→ Aim
Quote all lines below exactly. Images stay out.

→ Recorded data
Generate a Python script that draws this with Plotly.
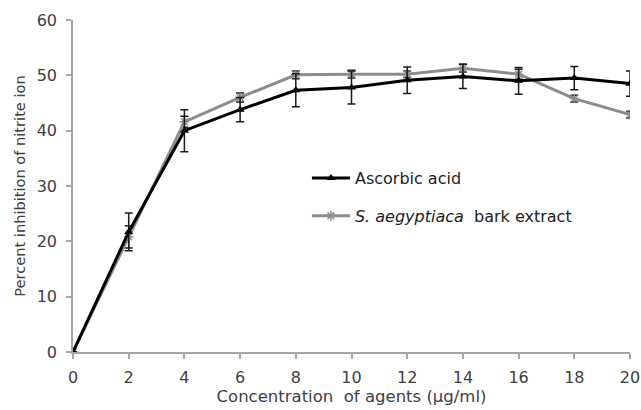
import plotly.graph_objects as go

concentration = [0, 2, 4, 6, 8, 10, 12, 14, 16, 18, 20]
tick_labels = ["0", "2", "4", "6", "8", "10", "12", "14", "16", "18", "20"]

ascorbic = [0, 21.7, 40.0, 43.8, 47.3, 47.8, 49.1, 49.8, 49.0, 49.5, 48.5]
ascorbic_err = [0, 3.4, 3.8, 2.2, 3.0, 3.0, 2.4, 2.2, 2.4, 2.1, 2.3]

saeg = [0, 20.8, 41.6, 46.0, 50.1, 50.2, 50.2, 51.3, 50.2, 45.8, 42.9]
saeg_err = [0, 2.0, 1.0, 0.8, 0.7, 0.7, 0.6, 0.7, 0.9, 0.6, 0.6]

FONT = "DejaVu Sans"
AX = "#a6a6a6"
TXT = "#404040"

fig = go.Figure()

fig.add_trace(go.Scatter(
    x=concentration, y=saeg,
    mode="lines+markers",
    name="<i>S. aegyptiaca</i>  bark extract",
    legendgroup="b", legendrank=2,
    line=dict(color="#8c8c8c", width=3),
    marker=dict(symbol="asterisk-open", size=8, color="#8c8c8c",
                line=dict(color="#8c8c8c", width=1.5)),
    error_y=dict(type="data", array=saeg_err, visible=True,
                 color="#1a1a1a", thickness=1.5, width=4),
))

fig.add_trace(go.Scatter(
    x=concentration, y=ascorbic,
    mode="lines+markers",
    name="Ascorbic acid",
    legendgroup="a", legendrank=1,
    line=dict(color="#000000", width=3),
    marker=dict(symbol="triangle-up", size=8, color="#000000"),
    error_y=dict(type="data", array=ascorbic_err, visible=True,
                 color="#1a1a1a", thickness=1.5, width=4),
))

fig.update_layout(
    width=641, height=410,
    margin=dict(l=73, r=11, t=20, b=58, autoexpand=False),
    paper_bgcolor="white", plot_bgcolor="white",
    font=dict(family=FONT, size=15, color=TXT),
    showlegend=True,
    legend=dict(
        x=0.42, y=0.575, xanchor="left", yanchor="top",
        bgcolor="rgba(0,0,0,0)",
        font=dict(family=FONT, size=16, color="#222222"),
        tracegroupgap=14, itemwidth=38,
    ),
    xaxis=dict(
        range=[0, 20], automargin=False,
        tickmode="array", tickvals=concentration, ticktext=tick_labels,
        showline=True, linecolor=AX, linewidth=1.5,
        ticks="outside", ticklen=5, tickcolor=AX, tickwidth=1.5,
        showgrid=False, zeroline=False,
        tickfont=dict(family=FONT, size=16, color=TXT),
        ticklabelstandoff=5,
        title=dict(text="Concentration  of agents (μg/ml)",
                   font=dict(family=FONT, size=16.5, color=TXT), standoff=0),
    ),
    yaxis=dict(
        range=[0, 60], automargin=False,
        tickmode="array", tickvals=[0, 10, 20, 30, 40, 50, 60],
        showline=True, linecolor=AX, linewidth=1.5,
        ticks="outside", ticklen=5, tickcolor=AX, tickwidth=1.5,
        showgrid=False, zeroline=False,
        tickfont=dict(family=FONT, size=16, color=TXT),
        ticklabelstandoff=6,
        title=dict(text="Percent inhibition of nitrite ion",
                   font=dict(family=FONT, size=14.6, color=TXT), standoff=8),
    ),
)

fig.write_html(
    "out.html",
    config={"displayModeBar": False},
    post_script="document.body.style.margin='0';document.body.style.overflow='hidden';",
)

→ Solution to this task
Generate a Python script that draws this with Plotly.
import plotly.graph_objects as go

concentration = [0, 2, 4, 6, 8, 10, 12, 14, 16, 18, 20]
tick_labels = ["0", "2", "4", "6", "8", "10", "12", "14", "16", "18", "20"]

ascorbic = [0, 21.7, 40.0, 43.8, 47.3, 47.8, 49.1, 49.8, 49.0, 49.5, 48.5]
ascorbic_err = [0, 3.4, 3.8, 2.2, 3.0, 3.0, 2.4, 2.2, 2.4, 2.1, 2.3]

saeg = [0, 20.8, 41.6, 46.0, 50.1, 50.2, 50.2, 51.3, 50.2, 45.8, 42.9]
saeg_err = [0, 2.0, 1.0, 0.8, 0.7, 0.7, 0.6, 0.7, 0.9, 0.6, 0.6]

FONT = "DejaVu Sans"
AX = "#a6a6a6"
TXT = "#404040"

fig = go.Figure()

fig.add_trace(go.Scatter(
    x=concentration, y=saeg,
    mode="lines+markers",
    name="<i>S. aegyptiaca</i>  bark extract",
    legendgroup="b", legendrank=2,
    line=dict(color="#8c8c8c", width=3),
    marker=dict(symbol="asterisk-open", size=8, color="#8c8c8c",
                line=dict(color="#8c8c8c", width=1.5)),
    error_y=dict(type="data", array=saeg_err, visible=True,
                 color="#1a1a1a", thickness=1.5, width=4),
))

fig.add_trace(go.Scatter(
    x=concentration, y=ascorbic,
    mode="lines+markers",
    name="Ascorbic acid",
    legendgroup="a", legendrank=1,
    line=dict(color="#000000", width=3),
    marker=dict(symbol="triangle-up", size=8, color="#000000"),
    error_y=dict(type="data", array=ascorbic_err, visible=True,
                 color="#1a1a1a", thickness=1.5, width=4),
))

fig.update_layout(
    width=641, height=410,
    margin=dict(l=73, r=11, t=20, b=58, autoexpand=False),
    paper_bgcolor="white", plot_bgcolor="white",
    font=dict(family=FONT, size=15, color=TXT),
    showlegend=True,
    legend=dict(
        x=0.42, y=0.575, xanchor="left", yanchor="top",
        bgcolor="rgba(0,0,0,0)",
        font=dict(family=FONT, size=16, color="#222222"),
        tracegroupgap=14, itemwidth=38,
    ),
    xaxis=dict(
        range=[0, 20], automargin=False,
        tickmode="array", tickvals=concentration, ticktext=tick_labels,
        showline=True, linecolor=AX, linewidth=1.5,
        ticks="outside", ticklen=5, tickcolor=AX, tickwidth=1.5,
        showgrid=False, zeroline=False,
        tickfont=dict(family=FONT, size=16, color=TXT),
        ticklabelstandoff=5,
        title=dict(text="Concentration  of agents (μg/ml)",
                   font=dict(family=FONT, size=16.5, color=TXT), standoff=0),
    ),
    yaxis=dict(
        range=[0, 60], automargin=False,
        tickmode="array", tickvals=[0, 10, 20, 30, 40, 50, 60],
        showline=True, linecolor=AX, linewidth=1.5,
        ticks="outside", ticklen=5, tickcolor=AX, tickwidth=1.5,
        showgrid=False, zeroline=False,
        tickfont=dict(family=FONT, size=16, color=TXT),
        ticklabelstandoff=6,
        title=dict(text="Percent inhibition of nitrite ion",
                   font=dict(family=FONT, size=14.6, color=TXT), standoff=8),
    ),
)

fig.write_html(
    "out.html",
    config={"displayModeBar": False},
    post_script="document.body.style.margin='0';document.body.style.overflow='hidden';",
)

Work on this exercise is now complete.